The structure is a bit different than the previous examples, even though there is only one new method (curl_multi_remove_handle) being used:

  • The first for loop sets up three curl handles that will be used for all requests being sent.
  • Then the first part of the foreach is responsible for batching (up until the continue statement, which prevents the following code to be executed if the batch is not properly filled).
  • If a batch is filled, another for loop will add the correct number of handles to the multi handle and set the URL for that handle.
  • Afterwards the same loop with curl_multi_exec and curl_multi_select as in the previous example is used to execute the requests for the current batch.
  • The following for loop outputs the information and removes the handle from the multi handle using curl_multi_remove_handle.
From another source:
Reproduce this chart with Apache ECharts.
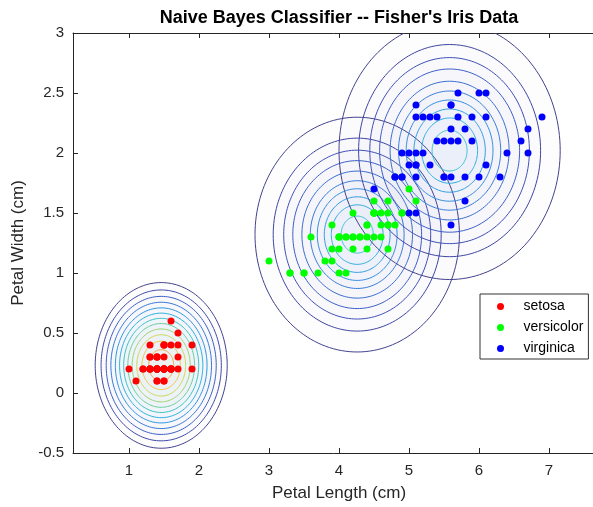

It might be tempting to call curl_multi_add_handle just once for each handle in the first for loop where they are being initialized and do not call curl_multi_remove_handle after each batch in order to further improve performance. However, it turns out that this would have an undesired side effect: For some reason curl_multi_exec will then reuse the information from the already received responses, i.e. there would only 3 requests being sent instead of the necessary 10. Therefore these repeated calls to curl_multi_add_handle and curl_multi_remove_handle are absolutely necessary.

The result is not as fast as the previous example, since this approach only makes sense if many more requests are being sent, and not all of them can be sent at the same time. Still, here are the numbers:

$ php 04_chunking_parallel_requests.php
Response code for request to https://example.com/ is 200
Response code for request to https://example.com/1 is 404
Response code for request to https://example.com/2 is 404
Response code for request to https://example.com/3 is 404
Response code for request to https://example.com/4 is 404
Response code for request to https://example.com/5 is 404
Response code for request to https://example.com/6 is 404
Response code for request to https://example.com/7 is 404
Response code for request to https://example.com/8 is 404
Response code for request to https://example.com/9 is 404
All requests took 0.801s

But the bottom line is that parallelizing the HTTP requests can result in a substantial performance improvement. I hope that my findings can help others struggling with the same issues.